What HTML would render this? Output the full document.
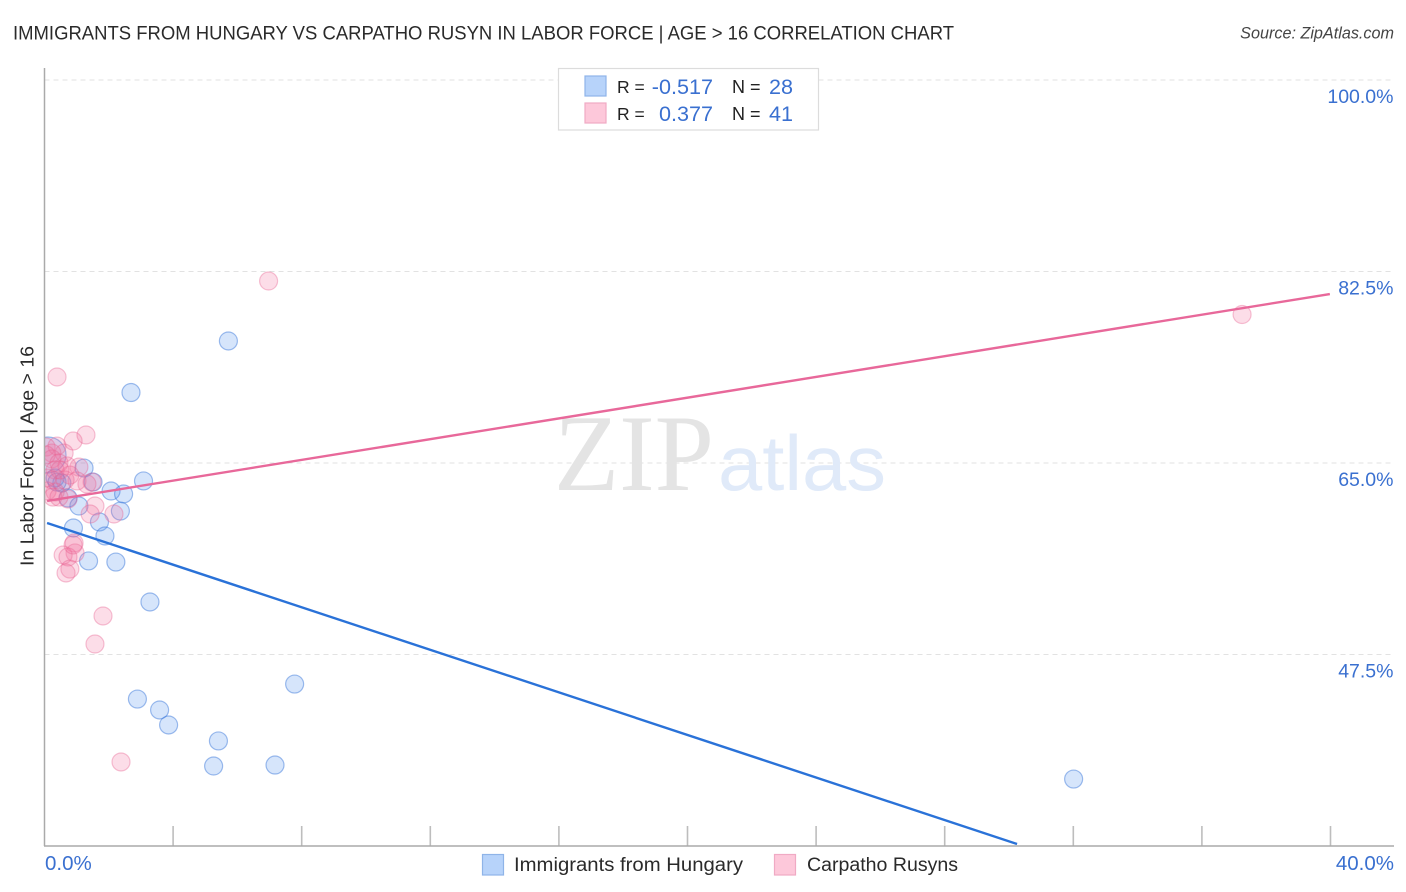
<!DOCTYPE html>
<html lang="en">
<head>
<meta charset="utf-8">
<title>Immigrants from Hungary vs Carpatho Rusyn in Labor Force</title>
<style>
html,body{margin:0;padding:0;background:#fff;}
svg{display:block;font-family:"Liberation Sans",sans-serif;}
</style>
</head>
<body>
<svg id="chart" width="1406" height="892" viewBox="0 0 1406 892" xmlns="http://www.w3.org/2000/svg">
  <defs>
    <clipPath id="plot-clip"><rect x="44.5" y="60" width="1350" height="786"></rect></clipPath>
  </defs>
  <rect x="0" y="0" width="1406" height="892" fill="#fff"></rect>
  <text x="13" y="39.5" font-size="19.5" fill="#2a2a2a" textLength="941" lengthAdjust="spacingAndGlyphs">IMMIGRANTS FROM HUNGARY VS CARPATHO RUSYN IN LABOR FORCE | AGE &gt; 16 CORRELATION CHART</text>
  <text x="1394" y="38.5" font-size="16.2" font-style="italic" fill="#444" text-anchor="end">Source: ZipAtlas.com</text>

  <g id="grid"></g>

  <g>
    <text x="554" y="490" font-family="'Liberation Serif',serif" font-size="109" fill="#e4e4e4" textLength="160" lengthAdjust="spacingAndGlyphs">ZIP</text>
    <text x="718" y="490" font-size="78" fill="#e0eaf9" textLength="168" lengthAdjust="spacingAndGlyphs">atlas</text>
  </g>

  <g id="marks" clip-path="url(#plot-clip)"></g>
  <g id="axes"></g>

  <text transform="translate(33.5,566) rotate(-90)" font-size="18.5" fill="#2a2a2a" textLength="220" lengthAdjust="spacingAndGlyphs">In Labor Force | Age &gt; 16</text>

  <g>
    <rect x="558.5" y="68.5" width="260" height="61.5" fill="#fff" stroke="#dcdcdc" stroke-width="1.2"></rect>
    <rect x="585" y="76" width="21" height="20" fill="#b7d3fa" stroke="#8fb4e8" stroke-width="1.2"></rect>
    <rect x="585" y="103" width="21" height="20" fill="#fdc8da" stroke="#f0aac4" stroke-width="1.2"></rect>
    <text x="617" y="93" font-size="17.5" fill="#222">R =</text>
    <text x="713" y="94" font-size="21.6" fill="#3a70d0" text-anchor="end">-0.517</text>
    <text x="732" y="93" font-size="18" fill="#222">N =</text>
    <text x="793" y="94" font-size="21.6" fill="#3a70d0" text-anchor="end">28</text>
    <text x="617" y="120" font-size="17.5" fill="#222">R =</text>
    <text x="713" y="121" font-size="21.6" fill="#3a70d0" text-anchor="end">0.377</text>
    <text x="732" y="120" font-size="18" fill="#222">N =</text>
    <text x="793" y="121" font-size="21.6" fill="#3a70d0" text-anchor="end">41</text>
  </g>

  <g>
    <rect x="482.5" y="854.5" width="21" height="20.5" fill="#b7d3fa" stroke="#8fb4e8" stroke-width="1.2"></rect>
    <text x="514" y="871" font-size="19" fill="#2a2a2a" textLength="229" lengthAdjust="spacingAndGlyphs">Immigrants from Hungary</text>
    <rect x="774.5" y="854.5" width="21" height="20.5" fill="#fdc8da" stroke="#f0aac4" stroke-width="1.2"></rect>
    <text x="807" y="871" font-size="19" fill="#2a2a2a" textLength="151" lengthAdjust="spacingAndGlyphs">Carpatho Rusyns</text>
  </g>
</svg>
<script>
var xTickValues = [0, 4, 8, 12, 16, 20, 24, 28, 32, 36, 40];
var xTickLabels = ["0.0%", "40.0%"];
var yTickValues = [100, 82.5, 65, 47.5];
var yTickLabels = ["100.0%", "82.5%", "65.0%", "47.5%"];

var hungaryX = [5.72, 2.69, 1.23, 3.08, 1.51, 2.07, 2.46, 0.73, 1.07, 2.36, 1.71, 0.90, 1.88, 1.37, 2.22, 3.28, 7.78, 2.89, 3.58, 3.86, 5.41, 5.26, 7.17, 32.01, 0.54, 0.33, 0.11, 0.39];
var hungaryY = [76.15, 71.44, 64.54, 63.36, 63.26, 62.44, 62.17, 61.80, 61.07, 60.61, 59.61, 59.06, 58.33, 56.05, 55.95, 52.30, 44.80, 43.43, 42.43, 41.06, 39.60, 37.31, 37.40, 36.12, 63.17, 63.63, 65.73, 63.26];
var hungaryWeight = [1, 1, 1, 1, 1, 1, 1, 1, 1, 1, 1, 1, 1, 1, 1, 1, 1, 1, 1, 1, 1, 1, 1, 1, 1, 1, 2, 1];

var rusynX = [6.97, 37.25, 0.39, 1.29, 0.89, 0.39, 0.05, 0.61, 0.23, 0.05, 0.23, 0.45, 1.07, 0.70, 0.33, 0.79, 1.48, 1.32, 1.01, 0.23, 0.64, 0.33, 0.08, 0.26, 0.73, 0.45, 1.57, 1.42, 2.16, 0.92, 0.95, 0.58, 0.73, 0.79, 0.67, 1.82, 1.57, 2.38, 0.48, 0.08, 0.89];
var rusynY = [81.63, 78.57, 72.86, 67.56, 67.01, 66.55, 66.46, 65.91, 65.91, 65.73, 65.37, 65.00, 64.63, 64.73, 64.36, 63.90, 63.26, 63.08, 63.36, 63.45, 63.45, 62.35, 62.44, 61.89, 61.71, 61.89, 61.07, 60.34, 60.34, 57.69, 56.78, 56.59, 56.41, 55.31, 54.95, 51.02, 48.46, 37.68, 64.36, 63.63, 57.51];

var hungaryTrendX = [0.08, 30.25];
var hungaryTrendY = [59.52, 30.18];
var rusynTrendX = [0.08, 39.98];
var rusynTrendY = [61.53, 80.44];

var NS = "http://www.w3.org/2000/svg";
function sx(v) { return 44.5 + v * 32.15; }
function sy(v) { return 80 + (100 - v) * 10.943; }
function make(tag, parent, attrs) {
  var el = document.createElementNS(NS, tag);
  for (var k in attrs) { el.setAttribute(k, attrs[k]); }
  parent.appendChild(el);
  return el;
}

var grid = document.getElementById("grid");
var axes = document.getElementById("axes");
var marks = document.getElementById("marks");

yTickValues.forEach(function (v, i) {
  var line = make("line", grid, { x1: 44.5, x2: 1393, y1: sy(v), y2: sy(v), stroke: "#e2e2e2", "stroke-width": 1, "stroke-dasharray": "5 4" });
  
  
  var label = make("text", axes, { x: 1393.5, y: sy(v) + 23, "font-size": 19.5, fill: "#3a70d0", "text-anchor": "end" });
  label.textContent = yTickLabels[i];
  
  
});

xTickValues.forEach(function (v) {
  if (v === 0) { return; }
  var tick = make("line", axes, { x1: sx(v), x2: sx(v), y1: 826, y2: 846, stroke: "#bdbdbd", "stroke-width": 1.6 });
  
  
});

var yAxis = make("line", axes, { x1: 44.5, x2: 44.5, y1: 68, y2: 846, stroke: "#aaaaaa", "stroke-width": 1.5 });


var xAxis = make("line", axes, { x1: 44, x2: 1394, y1: 846, y2: 846, stroke: "#aaaaaa", "stroke-width": 1.5 });



var xMin = make("text", axes, { x: 45, y: 870, "font-size": 20.5, fill: "#3a70d0" });
xMin.textContent = xTickLabels[0];


var xMax = make("text", axes, { x: 1394, y: 870, "font-size": 20.5, fill: "#3a70d0", "text-anchor": "end" });
xMax.textContent = xTickLabels[1];



hungaryX.forEach(function (v, i) {
  var c = make("circle", marks, { cx: sx(v), cy: sy(hungaryY[i]), r: 9 * hungaryWeight[i], fill: "rgba(84,148,240,0.24)", stroke: "rgba(47,111,214,0.45)", "stroke-width": 1.2 });
  
  
});
rusynX.forEach(function (v, i) {
  var c = make("circle", marks, { cx: sx(v), cy: sy(rusynY[i]), r: 9, fill: "rgba(244,114,160,0.24)", stroke: "rgba(232,96,145,0.38)", "stroke-width": 1.2 });
  
  
});

var blueTrend = make("line", marks, { x1: sx(hungaryTrendX[0]), y1: sy(hungaryTrendY[0]), x2: sx(hungaryTrendX[1]), y2: sy(hungaryTrendY[1]), stroke: "#2a72d8", "stroke-width": 2.4 });


var pinkTrend = make("line", marks, { x1: sx(rusynTrendX[0]), y1: sy(rusynTrendY[0]), x2: sx(rusynTrendX[1]), y2: sy(rusynTrendY[1]), stroke: "#e8689a", "stroke-width": 2.4 });


</script>
</body>
</html>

= = =

CHALLENGE :: Please quote the lines of the material, beginning with the first and ending with the one that contains "Age &gt; 16</text>", exactly as written and without any pictures.

REPLY TO THE EXERCISE ::
What HTML would render this? Output the full document.
<!DOCTYPE html>
<html lang="en">
<head>
<meta charset="utf-8">
<title>Immigrants from Hungary vs Carpatho Rusyn in Labor Force</title>
<style>
html,body{margin:0;padding:0;background:#fff;}
svg{display:block;font-family:"Liberation Sans",sans-serif;}
</style>
</head>
<body>
<svg id="chart" width="1406" height="892" viewBox="0 0 1406 892" xmlns="http://www.w3.org/2000/svg">
  <defs>
    <clipPath id="plot-clip"><rect x="44.5" y="60" width="1350" height="786"></rect></clipPath>
  </defs>
  <rect x="0" y="0" width="1406" height="892" fill="#fff"></rect>
  <text x="13" y="39.5" font-size="19.5" fill="#2a2a2a" textLength="941" lengthAdjust="spacingAndGlyphs">IMMIGRANTS FROM HUNGARY VS CARPATHO RUSYN IN LABOR FORCE | AGE &gt; 16 CORRELATION CHART</text>
  <text x="1394" y="38.5" font-size="16.2" font-style="italic" fill="#444" text-anchor="end">Source: ZipAtlas.com</text>

  <g id="grid"></g>

  <g>
    <text x="554" y="490" font-family="'Liberation Serif',serif" font-size="109" fill="#e4e4e4" textLength="160" lengthAdjust="spacingAndGlyphs">ZIP</text>
    <text x="718" y="490" font-size="78" fill="#e0eaf9" textLength="168" lengthAdjust="spacingAndGlyphs">atlas</text>
  </g>

  <g id="marks" clip-path="url(#plot-clip)"></g>
  <g id="axes"></g>

  <text transform="translate(33.5,566) rotate(-90)" font-size="18.5" fill="#2a2a2a" textLength="220" lengthAdjust="spacingAndGlyphs">In Labor Force | Age &gt; 16</text>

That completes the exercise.